Yes, it states that it would be on top of the million...but that the extra 30-50,000 soliders are needed "in order to meet its many overseas commitments, including the wars in Iraq and Afghanistan", and not for anything else. The point of the article is that these 30-50,000 are important to maintain overseas commitments. To compare these numbers to the number of troops in the entire army isn't the point, because they're not necessary for the entire army. They're important towards maintaining overseas commitments.

Eric,

First, how am I "messing with things statistically"? Do you have any examples?

Yes, I do know that every unit is deployable. But you can't deploy every single unit in the U.S. Army in Iraq or Afghanistan, correct? You need soldiers at other overseas locations (Korea, Germany, etc.) and most importantly, in the States.

For example, let's say there are 160,000 troops in Iraq/Afghanistan, and 840,000 elsewhere (mostly stateside). And let's say that there needs to be 200,000 troops in Iraq/Afghanistan (which is an important point of the article).

In order to get the necessary 200,000, you need to either decrease the number of troops outside of Iraq/Afghanistan, or get new recruits. And I'm assuming that we haven't moved more troops to Iraq/Afghanistan because we need those 840,000 troops in places other than Iraq or Afghanistan. So more soliders aren't moved to Iraq/Afghanistan because this would stretch the limits of the army stateside and outside of Iraq/Afghanistan. That's why some defense analysts think it's necessary to increase the army by 30-50,000, as stated in the AP article. And this is why missing a recruiting goal by 8,000 shows the difficulty of adding troops that could help in Iraq. These aren't big percentages relative to the entire army...but they are much bigger relative to the # of troops in Iraq/Afghanistan.

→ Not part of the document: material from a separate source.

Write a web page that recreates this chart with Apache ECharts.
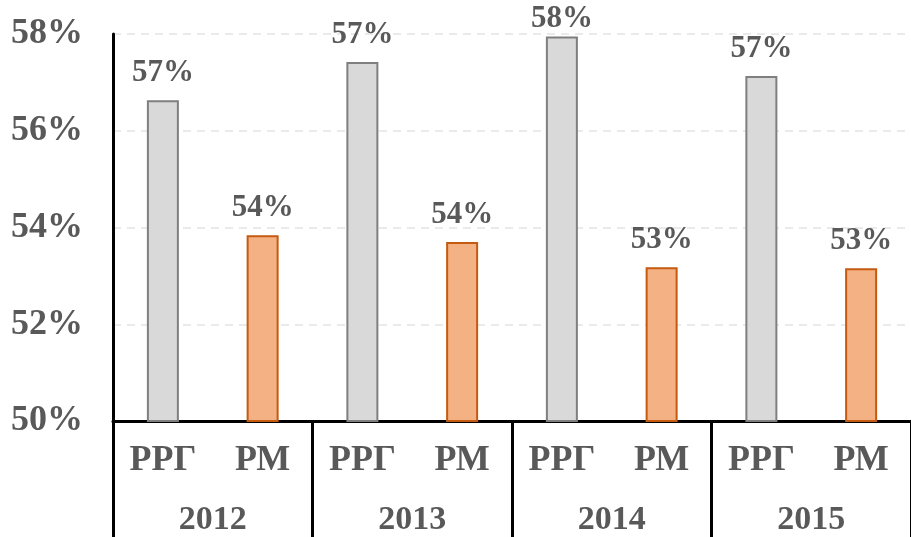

As for retention numbers, it's difficult for Dafydd (and others) to say meeting a retention goal is more important than missing a recruitment goal if a) the raw retention numbers aren't published and b) we don't know the percentage of retained soldiers necessary to meet the goal. Dafydd's article doesn't have any reference to any hard retention numbers, and neither does the August 2005 press release. Without that data, Dafydd can't claim that soldiers are "re-enlisting in such huge numbers, easily exceeding retention goals".

mike

I'm not tryinig to get into an argument, but I think the point of the original post on these numbers (the one to which you responded) was that the coverage of recruiting "shortfalls" has been consistently alarmist, and unnecessarily so. If the current size of the Army was 100,000 men, 30-50,000 men would be huge. But the larger the base number, the less significant the 50K becomes. As for their utility in overseas commitments, well, of course. Why else would the US need more soldiers? And keep in mind that the need isn't for more soldiers actually in Iraq or Afghanistan. But again, needing a mere 3-5% increase in total numbers is hardly evidence of desperation or imminent failure. I guess another way of looking at it is to consider this: Is it realistic to think that the US might fail in Iraq for lack of 30,000 Army recruits? I think the question points out the silliness of the coverage. Finally, I'm not sure how useful it is to take what "many in Congress" believe too seriously. Who are the many? And how many is many? I don't give a hoot what my buffoon Rep thinks, for example, or what Barbara Lee thinks on this issue.

llamaschool

Mike,

Thanks for the response. I respectfully disagree. 50,000 troops would make a big difference in Iraq/Afghanistan, either by allowing for individual troops to spend less time in Iraq/Afghanistan, having more members of the Army in Iraq and less members of the National Guard, or by having more troops on the ground. I don't know if the Army will fail with the current number of troops, but an extra 30-50,000 would certainly help.